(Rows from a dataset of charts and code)

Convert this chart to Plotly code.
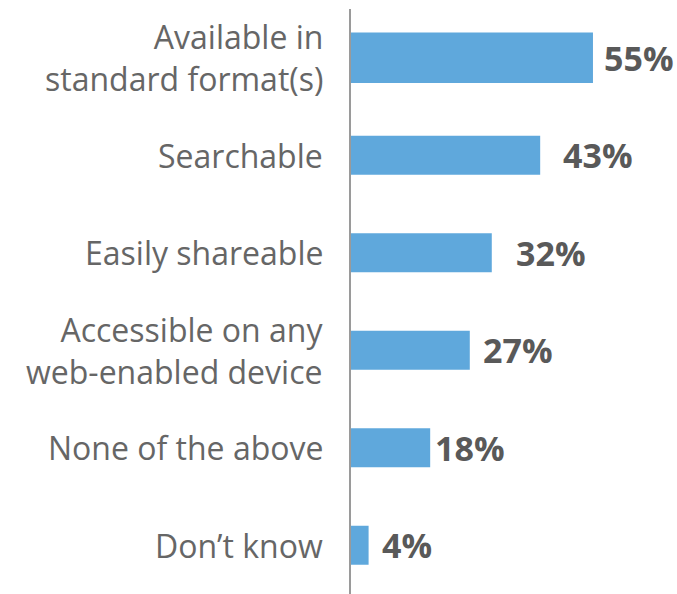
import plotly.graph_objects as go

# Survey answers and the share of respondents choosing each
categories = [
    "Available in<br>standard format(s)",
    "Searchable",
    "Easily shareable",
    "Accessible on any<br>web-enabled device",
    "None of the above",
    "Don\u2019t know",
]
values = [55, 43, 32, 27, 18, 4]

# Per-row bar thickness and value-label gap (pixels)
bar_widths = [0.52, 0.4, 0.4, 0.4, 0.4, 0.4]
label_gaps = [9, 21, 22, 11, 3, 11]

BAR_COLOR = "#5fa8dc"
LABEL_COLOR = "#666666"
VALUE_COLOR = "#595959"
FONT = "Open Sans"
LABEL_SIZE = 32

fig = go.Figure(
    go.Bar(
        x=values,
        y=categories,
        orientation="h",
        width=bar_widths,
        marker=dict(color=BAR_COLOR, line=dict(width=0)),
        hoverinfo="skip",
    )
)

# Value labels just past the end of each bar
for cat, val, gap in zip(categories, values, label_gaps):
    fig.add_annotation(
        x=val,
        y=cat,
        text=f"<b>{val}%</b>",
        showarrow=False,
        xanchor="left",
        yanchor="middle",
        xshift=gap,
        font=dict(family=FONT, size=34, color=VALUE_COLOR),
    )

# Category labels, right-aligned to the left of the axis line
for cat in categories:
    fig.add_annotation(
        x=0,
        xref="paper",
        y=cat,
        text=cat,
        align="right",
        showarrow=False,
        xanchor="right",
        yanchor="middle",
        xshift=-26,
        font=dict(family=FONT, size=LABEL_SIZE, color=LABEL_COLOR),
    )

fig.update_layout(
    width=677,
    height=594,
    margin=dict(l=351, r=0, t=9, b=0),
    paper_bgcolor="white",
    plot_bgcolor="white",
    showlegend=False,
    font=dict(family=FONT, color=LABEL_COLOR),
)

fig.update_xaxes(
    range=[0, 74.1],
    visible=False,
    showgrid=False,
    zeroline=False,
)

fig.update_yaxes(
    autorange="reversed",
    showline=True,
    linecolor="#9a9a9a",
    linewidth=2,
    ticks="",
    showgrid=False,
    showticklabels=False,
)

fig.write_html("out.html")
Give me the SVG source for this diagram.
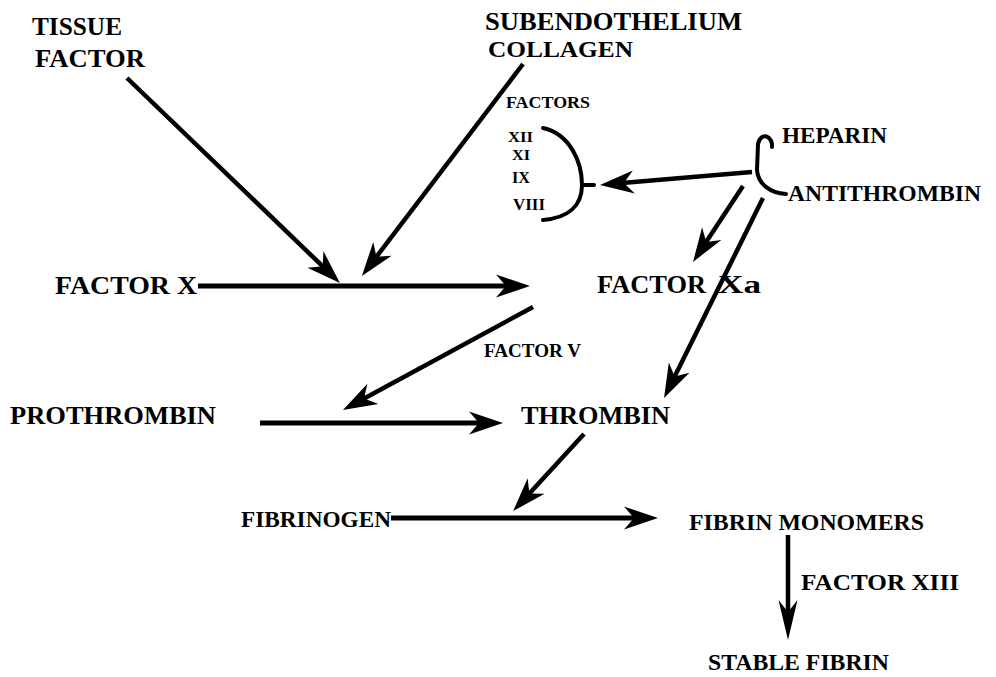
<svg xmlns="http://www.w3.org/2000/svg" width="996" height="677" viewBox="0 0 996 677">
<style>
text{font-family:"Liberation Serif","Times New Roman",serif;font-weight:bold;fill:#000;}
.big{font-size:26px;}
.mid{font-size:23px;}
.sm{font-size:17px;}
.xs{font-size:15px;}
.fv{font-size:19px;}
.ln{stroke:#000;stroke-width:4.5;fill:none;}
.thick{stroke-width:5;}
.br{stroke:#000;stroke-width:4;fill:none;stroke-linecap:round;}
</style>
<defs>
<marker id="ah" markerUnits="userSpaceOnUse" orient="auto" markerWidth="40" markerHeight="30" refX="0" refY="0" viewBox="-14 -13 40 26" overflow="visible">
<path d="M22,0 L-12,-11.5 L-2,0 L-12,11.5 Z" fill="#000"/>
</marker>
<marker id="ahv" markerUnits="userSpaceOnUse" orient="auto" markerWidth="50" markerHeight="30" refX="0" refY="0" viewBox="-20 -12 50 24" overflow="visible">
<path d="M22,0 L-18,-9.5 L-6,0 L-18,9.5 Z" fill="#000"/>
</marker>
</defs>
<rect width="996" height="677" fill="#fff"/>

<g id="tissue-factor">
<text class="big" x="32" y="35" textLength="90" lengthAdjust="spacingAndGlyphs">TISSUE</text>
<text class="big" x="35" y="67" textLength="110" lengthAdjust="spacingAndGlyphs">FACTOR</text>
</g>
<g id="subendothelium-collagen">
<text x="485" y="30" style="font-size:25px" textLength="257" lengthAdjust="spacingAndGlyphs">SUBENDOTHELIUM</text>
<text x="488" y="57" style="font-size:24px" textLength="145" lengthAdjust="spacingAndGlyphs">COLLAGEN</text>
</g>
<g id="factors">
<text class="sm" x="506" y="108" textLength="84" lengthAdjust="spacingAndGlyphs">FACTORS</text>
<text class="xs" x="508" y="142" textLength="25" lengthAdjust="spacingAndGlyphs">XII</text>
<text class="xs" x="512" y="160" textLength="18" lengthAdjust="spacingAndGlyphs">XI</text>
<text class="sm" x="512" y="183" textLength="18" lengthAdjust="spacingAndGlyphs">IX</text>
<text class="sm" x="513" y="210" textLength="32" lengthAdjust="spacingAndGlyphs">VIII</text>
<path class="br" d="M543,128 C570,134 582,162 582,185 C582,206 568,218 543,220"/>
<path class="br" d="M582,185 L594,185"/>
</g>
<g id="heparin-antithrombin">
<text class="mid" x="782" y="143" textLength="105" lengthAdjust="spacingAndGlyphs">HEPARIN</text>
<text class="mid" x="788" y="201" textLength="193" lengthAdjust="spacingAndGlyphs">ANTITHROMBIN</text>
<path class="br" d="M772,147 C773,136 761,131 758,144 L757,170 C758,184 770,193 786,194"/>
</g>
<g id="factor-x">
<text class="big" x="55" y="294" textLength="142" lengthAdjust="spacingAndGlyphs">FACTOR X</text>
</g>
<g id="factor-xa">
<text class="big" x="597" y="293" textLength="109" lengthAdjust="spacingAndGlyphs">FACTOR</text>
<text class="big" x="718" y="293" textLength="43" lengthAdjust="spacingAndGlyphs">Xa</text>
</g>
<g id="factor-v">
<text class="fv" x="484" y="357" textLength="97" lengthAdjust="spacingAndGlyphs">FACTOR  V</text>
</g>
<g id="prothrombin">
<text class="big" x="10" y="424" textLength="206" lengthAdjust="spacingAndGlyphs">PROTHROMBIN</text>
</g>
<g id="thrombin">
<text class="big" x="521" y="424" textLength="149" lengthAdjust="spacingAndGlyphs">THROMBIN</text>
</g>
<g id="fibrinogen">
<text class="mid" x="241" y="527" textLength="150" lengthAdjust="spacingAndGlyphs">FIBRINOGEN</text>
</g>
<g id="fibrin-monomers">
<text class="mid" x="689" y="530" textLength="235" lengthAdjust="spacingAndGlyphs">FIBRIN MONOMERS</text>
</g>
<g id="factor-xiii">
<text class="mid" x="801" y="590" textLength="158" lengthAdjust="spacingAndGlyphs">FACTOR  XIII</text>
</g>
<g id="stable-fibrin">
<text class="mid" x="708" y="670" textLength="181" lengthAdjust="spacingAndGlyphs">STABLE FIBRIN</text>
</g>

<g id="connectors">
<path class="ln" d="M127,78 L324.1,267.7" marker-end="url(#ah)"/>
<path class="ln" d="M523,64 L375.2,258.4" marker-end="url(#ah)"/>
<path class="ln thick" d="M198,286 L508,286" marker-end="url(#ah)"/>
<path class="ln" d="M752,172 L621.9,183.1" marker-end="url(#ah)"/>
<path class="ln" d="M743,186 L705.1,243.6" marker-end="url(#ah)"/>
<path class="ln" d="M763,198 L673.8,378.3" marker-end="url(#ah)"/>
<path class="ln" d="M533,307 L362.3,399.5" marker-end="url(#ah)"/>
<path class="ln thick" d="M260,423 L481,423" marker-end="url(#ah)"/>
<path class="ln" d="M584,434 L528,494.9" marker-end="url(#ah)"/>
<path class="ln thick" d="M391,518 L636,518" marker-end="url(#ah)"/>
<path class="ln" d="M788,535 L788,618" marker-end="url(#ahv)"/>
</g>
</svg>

WHAT TO WORK ON: Write out the listing word for word, omitting the pictures it holds.

RESPONSE TO THE EXERCISE:
Convert this chart to Plotly code.
import plotly.graph_objects as go

# Survey answers and the share of respondents choosing each
categories = [
    "Available in<br>standard format(s)",
    "Searchable",
    "Easily shareable",
    "Accessible on any<br>web-enabled device",
    "None of the above",
    "Don\u2019t know",
]
values = [55, 43, 32, 27, 18, 4]

# Per-row bar thickness and value-label gap (pixels)
bar_widths = [0.52, 0.4, 0.4, 0.4, 0.4, 0.4]
label_gaps = [9, 21, 22, 11, 3, 11]

BAR_COLOR = "#5fa8dc"
LABEL_COLOR = "#666666"
VALUE_COLOR = "#595959"
FONT = "Open Sans"
LABEL_SIZE = 32

fig = go.Figure(
    go.Bar(
        x=values,
        y=categories,
        orientation="h",
        width=bar_widths,
        marker=dict(color=BAR_COLOR, line=dict(width=0)),
        hoverinfo="skip",
    )
)

# Value labels just past the end of each bar
for cat, val, gap in zip(categories, values, label_gaps):
    fig.add_annotation(
        x=val,
        y=cat,
        text=f"<b>{val}%</b>",
        showarrow=False,
        xanchor="left",
        yanchor="middle",
        xshift=gap,
        font=dict(family=FONT, size=34, color=VALUE_COLOR),
    )

# Category labels, right-aligned to the left of the axis line
for cat in categories:
    fig.add_annotation(
        x=0,
        xref="paper",
        y=cat,
        text=cat,
        align="right",
        showarrow=False,
        xanchor="right",
        yanchor="middle",
        xshift=-26,
        font=dict(family=FONT, size=LABEL_SIZE, color=LABEL_COLOR),
    )

fig.update_layout(
    width=677,
    height=594,
    margin=dict(l=351, r=0, t=9, b=0),
    paper_bgcolor="white",
    plot_bgcolor="white",
    showlegend=False,
    font=dict(family=FONT, color=LABEL_COLOR),
)

fig.update_xaxes(
    range=[0, 74.1],
    visible=False,
    showgrid=False,
    zeroline=False,
)

fig.update_yaxes(
    autorange="reversed",
    showline=True,
    linecolor="#9a9a9a",
    linewidth=2,
    ticks="",
    showgrid=False,
    showticklabels=False,
)

fig.write_html("out.html")
Give me the SVG source for this diagram.
<svg xmlns="http://www.w3.org/2000/svg" width="996" height="677" viewBox="0 0 996 677">
<style>
text{font-family:"Liberation Serif","Times New Roman",serif;font-weight:bold;fill:#000;}
.big{font-size:26px;}
.mid{font-size:23px;}
.sm{font-size:17px;}
.xs{font-size:15px;}
.fv{font-size:19px;}
.ln{stroke:#000;stroke-width:4.5;fill:none;}
.thick{stroke-width:5;}
.br{stroke:#000;stroke-width:4;fill:none;stroke-linecap:round;}
</style>
<defs>
<marker id="ah" markerUnits="userSpaceOnUse" orient="auto" markerWidth="40" markerHeight="30" refX="0" refY="0" viewBox="-14 -13 40 26" overflow="visible">
<path d="M22,0 L-12,-11.5 L-2,0 L-12,11.5 Z" fill="#000"/>
</marker>
<marker id="ahv" markerUnits="userSpaceOnUse" orient="auto" markerWidth="50" markerHeight="30" refX="0" refY="0" viewBox="-20 -12 50 24" overflow="visible">
<path d="M22,0 L-18,-9.5 L-6,0 L-18,9.5 Z" fill="#000"/>
</marker>
</defs>
<rect width="996" height="677" fill="#fff"/>

<g id="tissue-factor">
<text class="big" x="32" y="35" textLength="90" lengthAdjust="spacingAndGlyphs">TISSUE</text>
<text class="big" x="35" y="67" textLength="110" lengthAdjust="spacingAndGlyphs">FACTOR</text>
</g>
<g id="subendothelium-collagen">
<text x="485" y="30" style="font-size:25px" textLength="257" lengthAdjust="spacingAndGlyphs">SUBENDOTHELIUM</text>
<text x="488" y="57" style="font-size:24px" textLength="145" lengthAdjust="spacingAndGlyphs">COLLAGEN</text>
</g>
<g id="factors">
<text class="sm" x="506" y="108" textLength="84" lengthAdjust="spacingAndGlyphs">FACTORS</text>
<text class="xs" x="508" y="142" textLength="25" lengthAdjust="spacingAndGlyphs">XII</text>
<text class="xs" x="512" y="160" textLength="18" lengthAdjust="spacingAndGlyphs">XI</text>
<text class="sm" x="512" y="183" textLength="18" lengthAdjust="spacingAndGlyphs">IX</text>
<text class="sm" x="513" y="210" textLength="32" lengthAdjust="spacingAndGlyphs">VIII</text>
<path class="br" d="M543,128 C570,134 582,162 582,185 C582,206 568,218 543,220"/>
<path class="br" d="M582,185 L594,185"/>
</g>
<g id="heparin-antithrombin">
<text class="mid" x="782" y="143" textLength="105" lengthAdjust="spacingAndGlyphs">HEPARIN</text>
<text class="mid" x="788" y="201" textLength="193" lengthAdjust="spacingAndGlyphs">ANTITHROMBIN</text>
<path class="br" d="M772,147 C773,136 761,131 758,144 L757,170 C758,184 770,193 786,194"/>
</g>
<g id="factor-x">
<text class="big" x="55" y="294" textLength="142" lengthAdjust="spacingAndGlyphs">FACTOR X</text>
</g>
<g id="factor-xa">
<text class="big" x="597" y="293" textLength="109" lengthAdjust="spacingAndGlyphs">FACTOR</text>
<text class="big" x="718" y="293" textLength="43" lengthAdjust="spacingAndGlyphs">Xa</text>
</g>
<g id="factor-v">
<text class="fv" x="484" y="357" textLength="97" lengthAdjust="spacingAndGlyphs">FACTOR  V</text>
</g>
<g id="prothrombin">
<text class="big" x="10" y="424" textLength="206" lengthAdjust="spacingAndGlyphs">PROTHROMBIN</text>
</g>
<g id="thrombin">
<text class="big" x="521" y="424" textLength="149" lengthAdjust="spacingAndGlyphs">THROMBIN</text>
</g>
<g id="fibrinogen">
<text class="mid" x="241" y="527" textLength="150" lengthAdjust="spacingAndGlyphs">FIBRINOGEN</text>
</g>
<g id="fibrin-monomers">
<text class="mid" x="689" y="530" textLength="235" lengthAdjust="spacingAndGlyphs">FIBRIN MONOMERS</text>
</g>
<g id="factor-xiii">
<text class="mid" x="801" y="590" textLength="158" lengthAdjust="spacingAndGlyphs">FACTOR  XIII</text>
</g>
<g id="stable-fibrin">
<text class="mid" x="708" y="670" textLength="181" lengthAdjust="spacingAndGlyphs">STABLE FIBRIN</text>
</g>

<g id="connectors">
<path class="ln" d="M127,78 L324.1,267.7" marker-end="url(#ah)"/>
<path class="ln" d="M523,64 L375.2,258.4" marker-end="url(#ah)"/>
<path class="ln thick" d="M198,286 L508,286" marker-end="url(#ah)"/>
<path class="ln" d="M752,172 L621.9,183.1" marker-end="url(#ah)"/>
<path class="ln" d="M743,186 L705.1,243.6" marker-end="url(#ah)"/>
<path class="ln" d="M763,198 L673.8,378.3" marker-end="url(#ah)"/>
<path class="ln" d="M533,307 L362.3,399.5" marker-end="url(#ah)"/>
<path class="ln thick" d="M260,423 L481,423" marker-end="url(#ah)"/>
<path class="ln" d="M584,434 L528,494.9" marker-end="url(#ah)"/>
<path class="ln thick" d="M391,518 L636,518" marker-end="url(#ah)"/>
<path class="ln" d="M788,535 L788,618" marker-end="url(#ahv)"/>
</g>
</svg>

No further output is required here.